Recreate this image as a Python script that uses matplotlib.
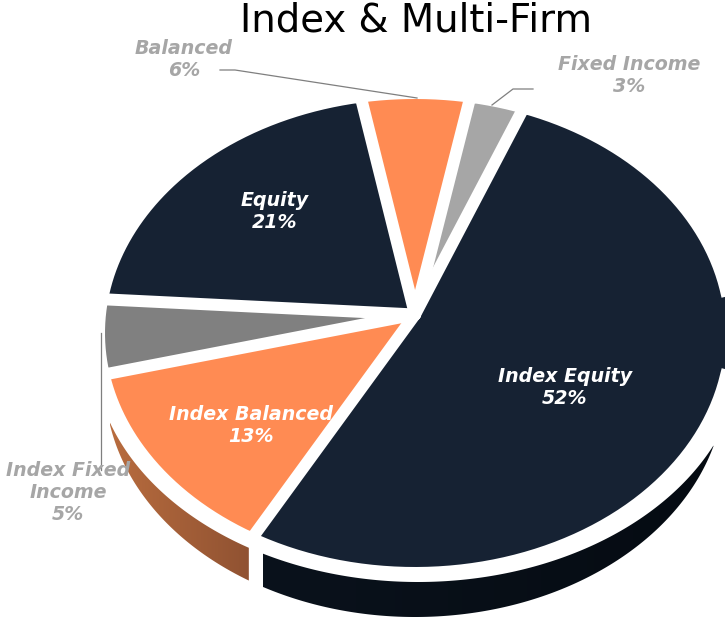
import numpy as np
import matplotlib
matplotlib.use('Agg')
import matplotlib.pyplot as plt

# Chart data
labels = ['Index Equity', 'Index Balanced', 'Index Fixed\nIncome', 'Equity', 'Balanced', 'Fixed Income']
values = [52, 13, 5, 21, 6, 3]
colors = ['#162233', '#FF8B53', '#808080', '#162233', '#FF8B53', '#A6A6A6']
text_colors = ['white', 'white', '#A6A6A6', 'white', '#A6A6A6', '#A6A6A6']
label_pos = [(565, 387), (251, 425), (68, 492), (275, 211), (184, 60), (629, 75)]

# Pie geometry, in pixels of the figure
cx, cy = 415, 333
rx, ry = 310, 234
tilt = 0.077
start_angle = 21.7
gap = 12
lw_gap = gap * 72 / 100


def project(phi):
    # circle seen in perspective: the centre of the pie sits above the centre of the ellipse
    x, y = np.sin(phi), np.cos(phi)
    d = 1 + tilt * y
    return x * np.sqrt(1 - tilt ** 2) / d, (y + tilt) / d


fig = plt.figure(figsize=(7.25, 6.19), dpi=100)
ax = fig.add_axes([0, 0, 1, 1])

edges = start_angle + np.cumsum([0] + values) * 3.6


# Side of the cake: only the two front slices show it
def side(lo, hi, c_left, c_right):
    xs = np.linspace(lo, hi, 400)
    low = cy + 50 + ry * np.sqrt(np.clip(1 - ((xs - cx) / rx) ** 2, 0, 1))
    top = cy + 15 + ry * np.sqrt(np.clip(1 - ((xs - cx - 3) / 325) ** 2, 0, 1))
    keep = low > top
    poly = ax.fill_between(xs, top, low, where=keep, color='none', lw=0)
    grad = np.linspace(0, 1, 256).reshape(1, -1, 1)
    rgb = np.array(matplotlib.colors.to_rgb(c_left)) * (1 - grad) + np.array(matplotlib.colors.to_rgb(c_right)) * grad
    im = ax.imshow(rgb, extent=(lo, hi, 619, 0), aspect='auto', zorder=1)
    im.set_clip_path(poly.get_paths()[0], transform=ax.transData)


front = cx + rx * project(np.radians(edges[1]))[0]
left = cx + rx * project(np.radians(edges[2]))[0]
side(left, front - 6, '#B86C3E', '#905232')
side(front + 8, 725, '#0A121C', '#050B12')

# Top of the cake
R_x, R_y = rx + gap / 2, ry + gap / 2
apex_y = cy - R_y * tilt
for i, val in enumerate(values):
    phi = np.radians(np.linspace(edges[i], edges[i + 1], 200))
    x, y = project(phi)
    px = np.concatenate([[cx], cx + R_x * x, [cx]])
    py = np.concatenate([[apex_y], cy - R_y * y, [apex_y]])
    ax.fill(px, py, facecolor=colors[i], edgecolor='none', zorder=2)
    # white outer rim
    ax.plot(cx + R_x * x, cy - R_y * y, color='white', lw=lw_gap, zorder=2.5)
    # white spoke between slices
    ax.plot([cx, px[1]], [apex_y, py[1]], color='white', lw=lw_gap, solid_capstyle='round', zorder=2.5)

# Leader lines
ax.plot([220, 235, 417], [70, 70, 98], color='#7F7F7F', lw=0.9, zorder=3)
ax.plot([533, 513, 492], [89, 89, 105], color='#7F7F7F', lw=0.9, zorder=3)
ax.plot([101, 101], [333, 470], color='#7F7F7F', lw=0.9, zorder=3)

# Labels
for i, val in enumerate(values):
    ax.text(label_pos[i][0], label_pos[i][1], f'{labels[i]}\n{val}%', color=text_colors[i], fontsize=13.7,
            fontweight='bold', fontstyle='italic', ha='center', va='center', linespacing=1.2, zorder=4)

ax.text(416, 21, 'Index & Multi-Firm', fontsize=27.8, color='black', ha='center', va='center', zorder=4)

ax.set_xlim(0, 725)
ax.set_ylim(619, 0)
ax.axis('off')

plt.savefig('out.png', dpi=100)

## Exercise objective
Transcribe the whole listing, character for character, but not its images.

## Output of the task
Recreate this image as a Python script that uses matplotlib.
import numpy as np
import matplotlib
matplotlib.use('Agg')
import matplotlib.pyplot as plt

# Chart data
labels = ['Index Equity', 'Index Balanced', 'Index Fixed\nIncome', 'Equity', 'Balanced', 'Fixed Income']
values = [52, 13, 5, 21, 6, 3]
colors = ['#162233', '#FF8B53', '#808080', '#162233', '#FF8B53', '#A6A6A6']
text_colors = ['white', 'white', '#A6A6A6', 'white', '#A6A6A6', '#A6A6A6']
label_pos = [(565, 387), (251, 425), (68, 492), (275, 211), (184, 60), (629, 75)]

# Pie geometry, in pixels of the figure
cx, cy = 415, 333
rx, ry = 310, 234
tilt = 0.077
start_angle = 21.7
gap = 12
lw_gap = gap * 72 / 100


def project(phi):
    # circle seen in perspective: the centre of the pie sits above the centre of the ellipse
    x, y = np.sin(phi), np.cos(phi)
    d = 1 + tilt * y
    return x * np.sqrt(1 - tilt ** 2) / d, (y + tilt) / d


fig = plt.figure(figsize=(7.25, 6.19), dpi=100)
ax = fig.add_axes([0, 0, 1, 1])

edges = start_angle + np.cumsum([0] + values) * 3.6


# Side of the cake: only the two front slices show it
def side(lo, hi, c_left, c_right):
    xs = np.linspace(lo, hi, 400)
    low = cy + 50 + ry * np.sqrt(np.clip(1 - ((xs - cx) / rx) ** 2, 0, 1))
    top = cy + 15 + ry * np.sqrt(np.clip(1 - ((xs - cx - 3) / 325) ** 2, 0, 1))
    keep = low > top
    poly = ax.fill_between(xs, top, low, where=keep, color='none', lw=0)
    grad = np.linspace(0, 1, 256).reshape(1, -1, 1)
    rgb = np.array(matplotlib.colors.to_rgb(c_left)) * (1 - grad) + np.array(matplotlib.colors.to_rgb(c_right)) * grad
    im = ax.imshow(rgb, extent=(lo, hi, 619, 0), aspect='auto', zorder=1)
    im.set_clip_path(poly.get_paths()[0], transform=ax.transData)


front = cx + rx * project(np.radians(edges[1]))[0]
left = cx + rx * project(np.radians(edges[2]))[0]
side(left, front - 6, '#B86C3E', '#905232')
side(front + 8, 725, '#0A121C', '#050B12')

# Top of the cake
R_x, R_y = rx + gap / 2, ry + gap / 2
apex_y = cy - R_y * tilt
for i, val in enumerate(values):
    phi = np.radians(np.linspace(edges[i], edges[i + 1], 200))
    x, y = project(phi)
    px = np.concatenate([[cx], cx + R_x * x, [cx]])
    py = np.concatenate([[apex_y], cy - R_y * y, [apex_y]])
    ax.fill(px, py, facecolor=colors[i], edgecolor='none', zorder=2)
    # white outer rim
    ax.plot(cx + R_x * x, cy - R_y * y, color='white', lw=lw_gap, zorder=2.5)
    # white spoke between slices
    ax.plot([cx, px[1]], [apex_y, py[1]], color='white', lw=lw_gap, solid_capstyle='round', zorder=2.5)

# Leader lines
ax.plot([220, 235, 417], [70, 70, 98], color='#7F7F7F', lw=0.9, zorder=3)
ax.plot([533, 513, 492], [89, 89, 105], color='#7F7F7F', lw=0.9, zorder=3)
ax.plot([101, 101], [333, 470], color='#7F7F7F', lw=0.9, zorder=3)

# Labels
for i, val in enumerate(values):
    ax.text(label_pos[i][0], label_pos[i][1], f'{labels[i]}\n{val}%', color=text_colors[i], fontsize=13.7,
            fontweight='bold', fontstyle='italic', ha='center', va='center', linespacing=1.2, zorder=4)

ax.text(416, 21, 'Index & Multi-Firm', fontsize=27.8, color='black', ha='center', va='center', zorder=4)

ax.set_xlim(0, 725)
ax.set_ylim(619, 0)
ax.axis('off')

plt.savefig('out.png', dpi=100)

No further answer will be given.